[Start of RAW DATA]
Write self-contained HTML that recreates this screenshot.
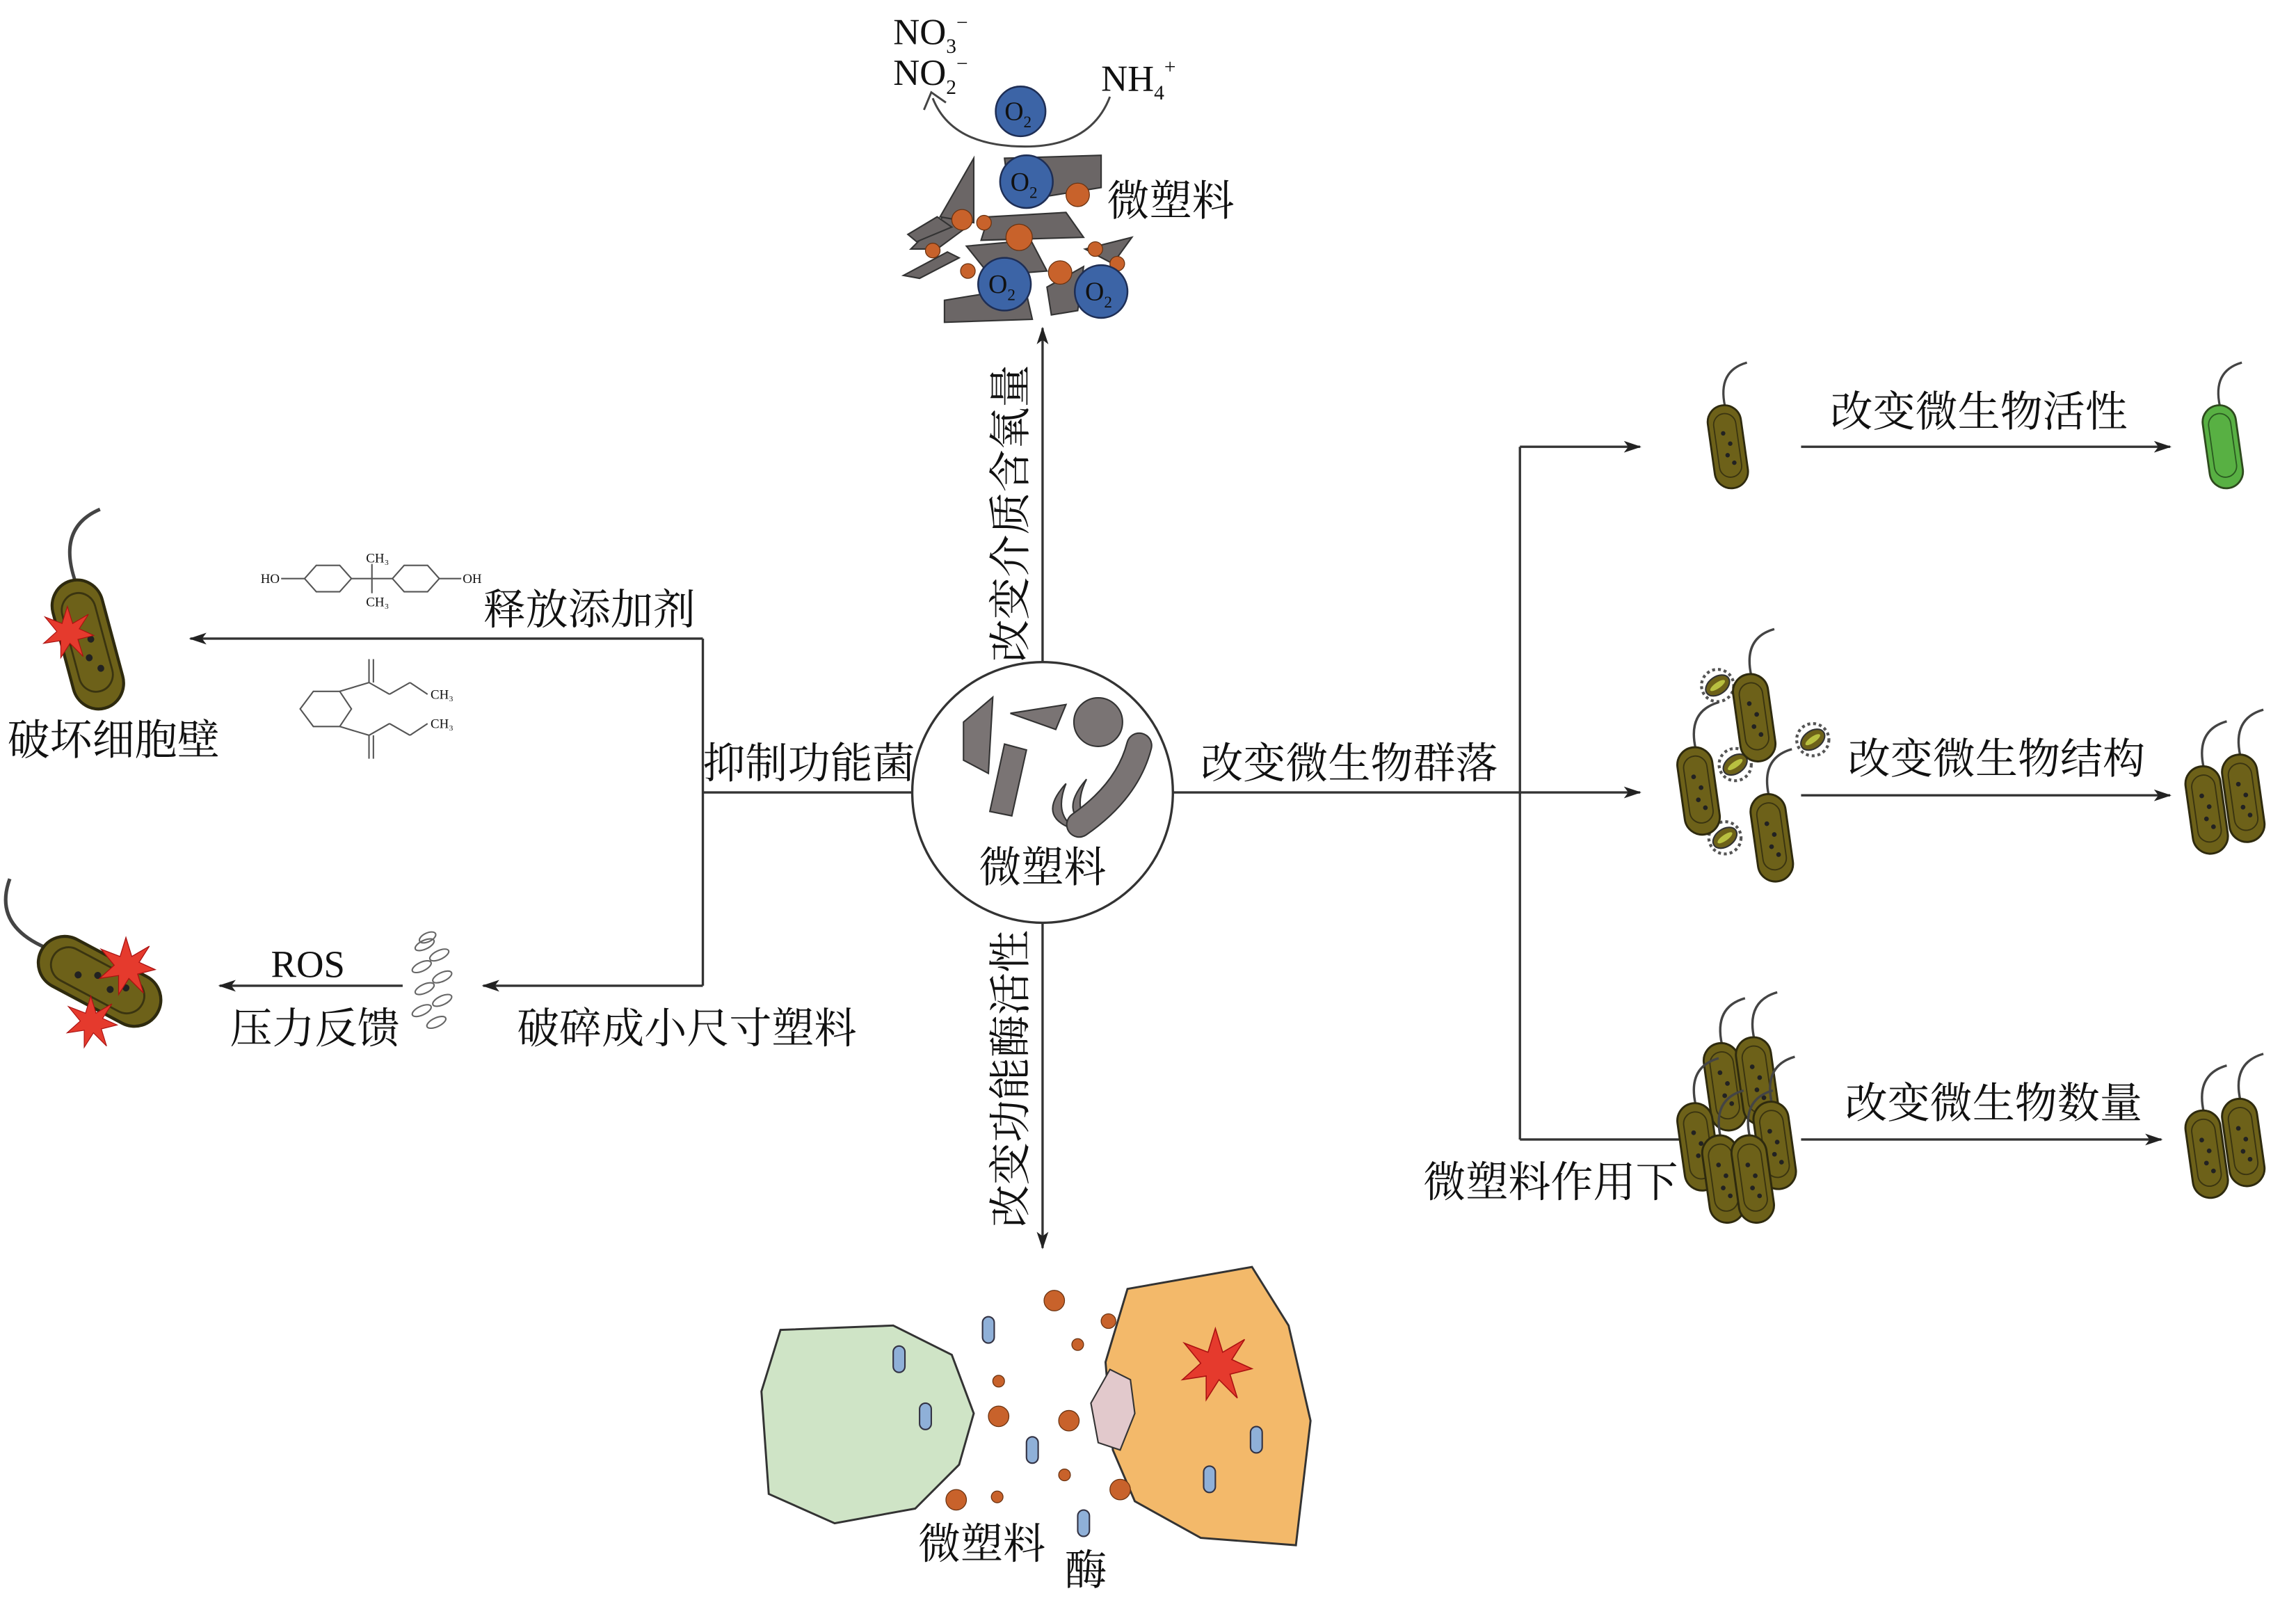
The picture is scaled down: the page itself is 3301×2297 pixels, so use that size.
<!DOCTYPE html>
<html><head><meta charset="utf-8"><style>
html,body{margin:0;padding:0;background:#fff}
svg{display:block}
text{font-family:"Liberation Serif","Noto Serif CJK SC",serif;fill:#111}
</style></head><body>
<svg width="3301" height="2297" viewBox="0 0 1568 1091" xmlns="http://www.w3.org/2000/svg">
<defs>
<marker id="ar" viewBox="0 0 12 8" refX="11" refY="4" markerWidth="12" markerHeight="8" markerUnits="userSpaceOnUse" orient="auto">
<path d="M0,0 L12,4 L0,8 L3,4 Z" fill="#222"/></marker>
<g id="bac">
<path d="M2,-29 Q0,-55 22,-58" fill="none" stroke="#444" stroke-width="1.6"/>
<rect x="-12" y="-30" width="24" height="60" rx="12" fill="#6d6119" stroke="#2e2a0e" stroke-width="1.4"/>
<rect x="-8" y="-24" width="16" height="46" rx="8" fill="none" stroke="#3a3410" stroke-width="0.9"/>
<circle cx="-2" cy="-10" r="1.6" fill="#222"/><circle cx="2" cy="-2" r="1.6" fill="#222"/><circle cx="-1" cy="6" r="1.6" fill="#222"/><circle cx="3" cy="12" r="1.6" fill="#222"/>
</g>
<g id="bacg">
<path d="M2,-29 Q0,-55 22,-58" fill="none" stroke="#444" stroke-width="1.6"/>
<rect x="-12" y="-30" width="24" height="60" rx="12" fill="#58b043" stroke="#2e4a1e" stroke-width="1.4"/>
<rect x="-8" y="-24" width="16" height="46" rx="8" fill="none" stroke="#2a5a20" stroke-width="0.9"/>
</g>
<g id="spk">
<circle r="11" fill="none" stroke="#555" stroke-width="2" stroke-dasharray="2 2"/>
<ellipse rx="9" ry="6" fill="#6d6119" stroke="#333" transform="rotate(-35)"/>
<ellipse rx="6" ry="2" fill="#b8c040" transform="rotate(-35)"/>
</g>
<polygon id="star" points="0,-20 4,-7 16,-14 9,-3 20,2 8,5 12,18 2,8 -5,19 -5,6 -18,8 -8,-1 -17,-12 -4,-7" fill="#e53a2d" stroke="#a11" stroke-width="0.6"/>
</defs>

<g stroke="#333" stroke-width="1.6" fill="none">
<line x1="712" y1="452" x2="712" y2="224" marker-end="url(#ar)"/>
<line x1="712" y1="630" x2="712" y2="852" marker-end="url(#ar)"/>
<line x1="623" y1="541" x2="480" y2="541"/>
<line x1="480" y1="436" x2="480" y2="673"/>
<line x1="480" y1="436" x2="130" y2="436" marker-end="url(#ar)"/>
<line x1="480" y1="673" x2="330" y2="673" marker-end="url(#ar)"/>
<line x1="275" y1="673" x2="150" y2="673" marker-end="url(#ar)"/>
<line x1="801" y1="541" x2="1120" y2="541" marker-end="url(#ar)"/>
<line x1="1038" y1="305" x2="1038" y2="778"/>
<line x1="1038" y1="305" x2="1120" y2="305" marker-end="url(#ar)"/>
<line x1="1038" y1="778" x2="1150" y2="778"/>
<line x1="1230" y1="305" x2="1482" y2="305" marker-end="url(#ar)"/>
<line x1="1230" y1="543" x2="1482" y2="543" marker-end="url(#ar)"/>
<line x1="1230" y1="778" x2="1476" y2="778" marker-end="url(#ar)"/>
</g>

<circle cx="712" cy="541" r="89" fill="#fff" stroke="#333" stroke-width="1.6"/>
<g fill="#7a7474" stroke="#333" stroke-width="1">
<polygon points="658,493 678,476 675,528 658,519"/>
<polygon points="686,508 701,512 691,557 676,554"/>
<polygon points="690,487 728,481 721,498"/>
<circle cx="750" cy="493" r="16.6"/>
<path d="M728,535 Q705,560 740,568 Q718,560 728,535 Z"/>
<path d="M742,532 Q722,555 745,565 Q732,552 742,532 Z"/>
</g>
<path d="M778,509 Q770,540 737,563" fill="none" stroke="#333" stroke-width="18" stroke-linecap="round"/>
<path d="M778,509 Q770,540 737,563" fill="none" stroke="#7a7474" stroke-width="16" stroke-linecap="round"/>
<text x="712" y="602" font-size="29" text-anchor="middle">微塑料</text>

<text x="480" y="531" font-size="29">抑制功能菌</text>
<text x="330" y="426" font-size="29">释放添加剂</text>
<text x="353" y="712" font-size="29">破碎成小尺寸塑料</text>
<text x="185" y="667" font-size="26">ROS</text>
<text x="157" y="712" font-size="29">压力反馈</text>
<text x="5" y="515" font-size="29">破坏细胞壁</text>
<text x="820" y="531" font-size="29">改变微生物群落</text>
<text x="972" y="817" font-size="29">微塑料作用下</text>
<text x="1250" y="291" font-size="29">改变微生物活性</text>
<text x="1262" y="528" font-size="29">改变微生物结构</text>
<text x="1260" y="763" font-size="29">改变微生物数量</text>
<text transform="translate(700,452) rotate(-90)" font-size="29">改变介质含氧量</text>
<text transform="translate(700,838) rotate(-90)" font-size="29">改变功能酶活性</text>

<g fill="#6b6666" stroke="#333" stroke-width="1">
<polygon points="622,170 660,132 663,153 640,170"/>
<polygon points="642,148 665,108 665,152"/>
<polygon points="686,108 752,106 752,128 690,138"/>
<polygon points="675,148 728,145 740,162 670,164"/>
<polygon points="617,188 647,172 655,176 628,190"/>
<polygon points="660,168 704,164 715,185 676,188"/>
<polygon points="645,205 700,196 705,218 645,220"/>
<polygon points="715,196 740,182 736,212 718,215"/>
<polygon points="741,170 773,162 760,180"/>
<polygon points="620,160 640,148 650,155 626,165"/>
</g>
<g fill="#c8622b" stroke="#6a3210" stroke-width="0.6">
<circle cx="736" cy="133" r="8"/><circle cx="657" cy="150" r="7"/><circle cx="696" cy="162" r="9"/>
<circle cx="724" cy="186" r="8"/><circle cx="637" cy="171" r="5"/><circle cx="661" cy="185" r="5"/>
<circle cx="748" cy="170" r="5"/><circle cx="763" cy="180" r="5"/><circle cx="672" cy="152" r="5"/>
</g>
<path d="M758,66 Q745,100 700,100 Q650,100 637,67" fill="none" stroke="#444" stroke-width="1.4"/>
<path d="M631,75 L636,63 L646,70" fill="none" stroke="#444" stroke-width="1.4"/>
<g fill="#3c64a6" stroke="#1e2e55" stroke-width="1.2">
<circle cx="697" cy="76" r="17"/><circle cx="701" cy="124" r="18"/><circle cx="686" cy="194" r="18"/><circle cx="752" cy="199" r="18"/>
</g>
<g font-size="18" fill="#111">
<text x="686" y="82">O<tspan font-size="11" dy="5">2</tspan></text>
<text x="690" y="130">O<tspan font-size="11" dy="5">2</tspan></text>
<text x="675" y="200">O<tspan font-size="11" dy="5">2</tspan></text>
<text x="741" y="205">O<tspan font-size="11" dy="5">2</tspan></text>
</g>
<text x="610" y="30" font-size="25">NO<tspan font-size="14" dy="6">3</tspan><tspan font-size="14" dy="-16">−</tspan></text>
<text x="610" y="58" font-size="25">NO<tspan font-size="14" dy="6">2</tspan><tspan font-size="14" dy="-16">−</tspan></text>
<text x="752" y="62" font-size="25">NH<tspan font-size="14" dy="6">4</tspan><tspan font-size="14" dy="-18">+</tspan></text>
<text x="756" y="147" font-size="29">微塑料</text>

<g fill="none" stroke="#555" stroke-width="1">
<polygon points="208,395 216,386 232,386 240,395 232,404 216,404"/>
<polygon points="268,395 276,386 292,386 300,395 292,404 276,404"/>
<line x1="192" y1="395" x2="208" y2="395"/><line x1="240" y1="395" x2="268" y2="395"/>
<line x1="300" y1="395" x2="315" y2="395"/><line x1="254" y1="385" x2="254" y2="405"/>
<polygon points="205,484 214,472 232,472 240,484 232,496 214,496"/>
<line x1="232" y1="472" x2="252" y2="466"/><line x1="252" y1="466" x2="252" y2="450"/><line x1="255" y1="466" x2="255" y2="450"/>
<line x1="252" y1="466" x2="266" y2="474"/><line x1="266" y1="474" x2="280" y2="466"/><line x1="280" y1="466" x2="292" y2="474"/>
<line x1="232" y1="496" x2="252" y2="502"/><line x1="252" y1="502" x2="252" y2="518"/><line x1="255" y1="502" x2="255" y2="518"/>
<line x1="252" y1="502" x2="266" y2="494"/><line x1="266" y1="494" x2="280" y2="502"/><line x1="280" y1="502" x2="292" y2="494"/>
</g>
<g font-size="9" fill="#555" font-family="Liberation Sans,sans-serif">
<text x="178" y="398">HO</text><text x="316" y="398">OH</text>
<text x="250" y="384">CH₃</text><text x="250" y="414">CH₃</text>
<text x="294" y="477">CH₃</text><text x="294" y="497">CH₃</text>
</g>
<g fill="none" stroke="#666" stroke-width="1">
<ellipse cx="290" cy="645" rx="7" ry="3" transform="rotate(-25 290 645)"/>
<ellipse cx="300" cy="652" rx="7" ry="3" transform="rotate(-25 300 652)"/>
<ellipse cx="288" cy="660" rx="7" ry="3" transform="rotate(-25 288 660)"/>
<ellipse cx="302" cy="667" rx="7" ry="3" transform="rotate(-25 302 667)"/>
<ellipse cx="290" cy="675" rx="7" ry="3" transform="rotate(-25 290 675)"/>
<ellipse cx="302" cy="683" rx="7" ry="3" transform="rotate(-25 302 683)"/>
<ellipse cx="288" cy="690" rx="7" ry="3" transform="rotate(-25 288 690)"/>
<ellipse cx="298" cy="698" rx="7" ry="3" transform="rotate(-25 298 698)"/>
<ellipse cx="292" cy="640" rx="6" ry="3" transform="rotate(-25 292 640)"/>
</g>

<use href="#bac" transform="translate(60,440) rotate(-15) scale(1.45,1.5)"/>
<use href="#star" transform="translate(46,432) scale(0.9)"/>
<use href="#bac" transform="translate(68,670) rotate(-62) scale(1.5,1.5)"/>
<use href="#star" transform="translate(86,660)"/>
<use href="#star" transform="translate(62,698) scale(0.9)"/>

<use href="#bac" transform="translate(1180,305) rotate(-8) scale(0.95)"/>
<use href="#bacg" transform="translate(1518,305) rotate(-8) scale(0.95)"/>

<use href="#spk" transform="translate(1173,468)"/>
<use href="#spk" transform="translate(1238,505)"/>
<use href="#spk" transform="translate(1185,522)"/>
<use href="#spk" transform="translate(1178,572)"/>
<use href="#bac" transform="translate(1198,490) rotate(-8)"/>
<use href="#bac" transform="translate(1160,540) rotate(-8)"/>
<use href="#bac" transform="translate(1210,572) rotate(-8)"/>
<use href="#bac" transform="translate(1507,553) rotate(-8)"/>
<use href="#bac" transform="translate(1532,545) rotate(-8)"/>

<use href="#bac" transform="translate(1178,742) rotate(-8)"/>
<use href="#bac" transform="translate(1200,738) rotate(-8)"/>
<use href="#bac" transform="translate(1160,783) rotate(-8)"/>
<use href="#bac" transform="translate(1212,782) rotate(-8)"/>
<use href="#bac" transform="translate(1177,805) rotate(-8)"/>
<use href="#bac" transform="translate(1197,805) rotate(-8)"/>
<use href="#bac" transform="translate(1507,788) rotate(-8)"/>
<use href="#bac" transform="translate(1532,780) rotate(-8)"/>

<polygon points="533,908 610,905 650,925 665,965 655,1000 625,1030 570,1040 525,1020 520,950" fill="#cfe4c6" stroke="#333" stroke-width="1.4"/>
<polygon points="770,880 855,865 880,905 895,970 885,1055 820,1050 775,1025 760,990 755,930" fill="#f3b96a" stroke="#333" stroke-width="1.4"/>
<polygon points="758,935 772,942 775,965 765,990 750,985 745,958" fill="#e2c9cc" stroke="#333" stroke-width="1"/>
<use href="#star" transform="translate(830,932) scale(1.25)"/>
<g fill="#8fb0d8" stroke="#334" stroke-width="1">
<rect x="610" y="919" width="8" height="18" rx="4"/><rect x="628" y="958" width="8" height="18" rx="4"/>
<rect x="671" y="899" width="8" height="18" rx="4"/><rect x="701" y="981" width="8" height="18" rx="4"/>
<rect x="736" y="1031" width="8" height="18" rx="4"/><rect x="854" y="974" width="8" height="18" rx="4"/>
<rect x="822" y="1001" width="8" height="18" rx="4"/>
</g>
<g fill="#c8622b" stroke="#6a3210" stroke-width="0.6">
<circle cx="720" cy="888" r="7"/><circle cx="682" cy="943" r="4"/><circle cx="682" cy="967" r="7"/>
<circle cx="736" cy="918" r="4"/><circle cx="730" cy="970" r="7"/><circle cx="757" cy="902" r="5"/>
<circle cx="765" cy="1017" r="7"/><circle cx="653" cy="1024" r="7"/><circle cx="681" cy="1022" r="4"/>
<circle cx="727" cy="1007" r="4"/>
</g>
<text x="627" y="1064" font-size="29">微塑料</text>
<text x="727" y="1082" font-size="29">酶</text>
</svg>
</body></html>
[End of RAW DATA]
**GIVEN EXERCISE:** Filter out all lines lacking the word "that" and copy the rest.

**EXERCISE RESULT:**
Write self-contained HTML that recreates this screenshot.
The picture is scaled down: the page itself is 3301×2297 pixels, so use that size.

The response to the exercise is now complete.